Dieser Kollege war verheiratet, hatte 3 Kinder und war ein zentraler Pfeiler in der Betriebsadministration seines Bereiches. Ich hatte öfter mal World of Tanks mit ihm gespielt und über das Bogenschiessen gefachsimpelt. Hatte ihn und seine Familie einmal besucht, Kuchen gegessen…ein netter Kollege eben.
Etwas später ging es zur Trauerfeier. Mir ging es eh schon nicht gut, sowohl körperlich als auch mental…fühlte ich mich einfach ausgebrannt und überfordert. Trotzdem ging ich hin, weil es mir wichtig war. Ich wusste das der Kollege katholisch war und war etwas überrascht, als ich einen Pastor und keinen Priester dort stehen sah. Und natürlich die ganze Familie vorne saß. Die Frau hielt sich gut, die Kinder weinten herzzerreissend, vor allem sein jüngster Sohn. Aus der Predigt des Pastors ließ sich erkennen, das der Kollege sich wohl selbst getötet hatte…was mich und meinen anderen Kollegen wie ein Schock traf. Anschließend beschrieb der Pastor wie der tote Kollege sich wohl überfordert und ausgebrannt gefühlt hatte…das mir Angst und Bange wurde. Er beschrieb mit geradezu unheimlicher Genauigkeit meine eigenen Gefühle und Gedanken, nur das ich den letzten Schritt noch nicht getan hatte…und nachdem ich seinen kleinen Sohn sah auch nie gehen würde.
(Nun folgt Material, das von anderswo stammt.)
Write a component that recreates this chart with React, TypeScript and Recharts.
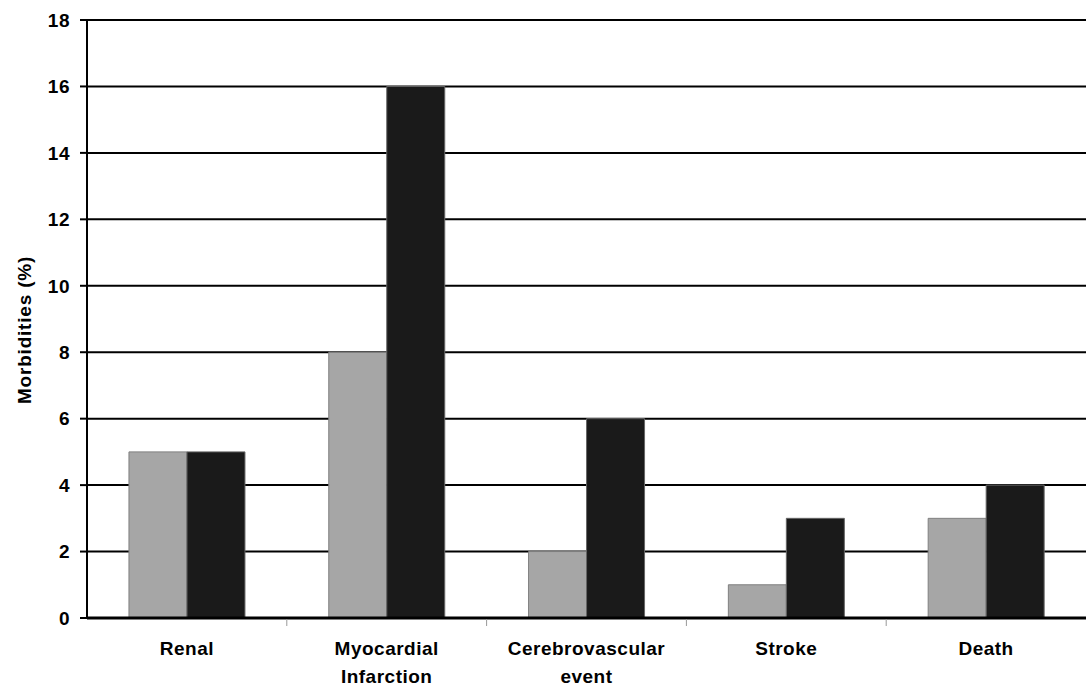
import React from "react";
import { BarChart, Bar, XAxis, YAxis, CartesianGrid } from "recharts";

const categories = ["Renal", "Myocardial Infarction", "Cerebrovascular event", "Stroke", "Death"];
const categoryLines = [["Renal"], ["Myocardial", "Infarction"], ["Cerebrovascular", "event"], ["Stroke"], ["Death"]];
const seriesGray = [5, 8, 2, 1, 3];
const seriesBlack = [5, 16, 6, 3, 4];
const yTicks = [0, 2, 4, 6, 8, 10, 12, 14, 16, 18];

const data = categories.map((c, i) => ({ name: c, gray: seriesGray[i], black: seriesBlack[i] }));

const FONT = "'Liberation Sans', Arial, sans-serif";
const W = 1086;
const H = 687;
const M = { top: 20, right: 0, bottom: 0, left: 0 };
const X_H = 69;
const Y_W = 87;

const XTick = (props: any) => {
  const { x, y, payload, index } = props;
  const idx = typeof index === "number" ? index : categories.indexOf(payload.value);
  const lines = categoryLines[idx] || [payload.value];
  const half = payload && payload.offset > 0 ? payload.offset : (W - Y_W - M.right) / categories.length / 2;
  return (
    <g>
      {idx < categories.length - 1 && (
        <line x1={x + half} x2={x + half} y1={y + 1} y2={y + 8} stroke="#999" strokeWidth={1} />
      )}
      {lines.map((l: string, k: number) => (
        <text
          key={k}
          x={x}
          y={y + 37 + k * 28}
          textAnchor="middle"
          fontFamily={FONT}
          fontWeight="bold"
          fontSize={19}
          letterSpacing={0.5}
          fill="#000"
        >
          {l}
        </text>
      ))}
    </g>
  );
};

const YLabel = () => (
  <text
    x={31}
    y={330}
    transform="rotate(-90 31 330)"
    textAnchor="middle"
    fontFamily={FONT}
    fontWeight="bold"
    fontSize={19}
    letterSpacing={0.8}
    fill="#000"
  >
    Morbidities (%)
  </text>
);

export default function App() {
  return (
    <div style={{ position: "absolute", left: 0, top: 0, width: W, height: H, background: "#fff" }}>
      <BarChart width={W} height={H} data={data} margin={M} barGap={0} barCategoryGap="21%">
        <CartesianGrid vertical={false} stroke="#000" strokeWidth={2} />
        <XAxis
          dataKey="name"
          height={X_H}
          interval={0}
          tickLine={false}
          tickSize={0}
          tickMargin={0}
          axisLine={{ stroke: "#000", strokeWidth: 3 }}
          tick={<XTick />}
        />
        <YAxis
          width={Y_W}
          domain={[0, 18]}
          ticks={yTicks}
          interval={0}
          tickSize={7}
          tickMargin={10}
          axisLine={{ stroke: "#000", strokeWidth: 2 }}
          tickLine={{ stroke: "#000", strokeWidth: 2 }}
          tick={{ fontFamily: FONT, fontWeight: "bold", fontSize: 19, fill: "#000", letterSpacing: 0.5 } as any}
          label={{ content: () => <YLabel /> } as any}
        />
        <Bar dataKey="gray" fill="#a6a6a6" stroke="#808080" strokeWidth={1} isAnimationActive={false} />
        <Bar dataKey="black" fill="#1a1a1a" stroke="#666" strokeWidth={1} isAnimationActive={false} />
      </BarChart>
    </div>
  );
}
Praktisch direkt nach der Trauerfeier erwischte mich dann auch Corona und ich verbrachte einige Zeit im Bett und zu Hause, was mir aber ganz gut tat. Ich konnte mich erholen und ausruhen.
Jetzt 2 Jahre später unterhielten wir uns eben wieder über den toten Kollegen und ich erzählte meinem lebenden Kollegen, das mich die Trauerfeier sehr getroffen hat und warum. Sein Blick sprach Bände und zeigte eine gewisse Panik, bis ich ihm auch erklärte, dass ich den letzten Schritt eben nicht gehen würde. Weil ich damit meiner Familie unheimlich schaden würde.

Da wurde mir bewusst, dass er diese Gedanken überhaupt nicht nachvollziehen kann, denn auch mir ist das früher sehr schwer gefallen. Meine Tochter litt auch an Depressionen, was in einem Selbstmodversuch kulminierte. Seitdem haben wir beide aber auch wieder wesentlich mehr Kontakt, was sie letztlich davon abhält…oder abhielt. Jetzt hat sie auch noch einen Sohn, der sicherlich das seinige dazu beitragen wird.

Ich denke, jemand der nie solche Gedanken hatte…nie dieses ausgebrannte, überfordete Gefühl…der kann das gar nicht nachvollziehen. Was vielleicht auch ein Grund ist, warum meine Tochter und ich uns so gut verstehen.
Wobei das Gefühl sich bei anderen auch ander manifestieren kann. Bei ihr zum Beispiel eher ungewollt, ungeliebt. Aber inzwischen auch mehr ausgebrannt…vielleicht ändert es sich mit der Zeit.

Letztlich zeigt es mir nur einmal mehr, das man auf sich selber achten muss und wenn man nicht mehr kann, muss man auch mal die Handbremse anziehen…sollte dann nur nicht alleine sein. Da kommt man nur auf doofe Gedanken.
Denn ich bleibe dabei: Der Tod ist einfach…das Leben ist die Herausforderung.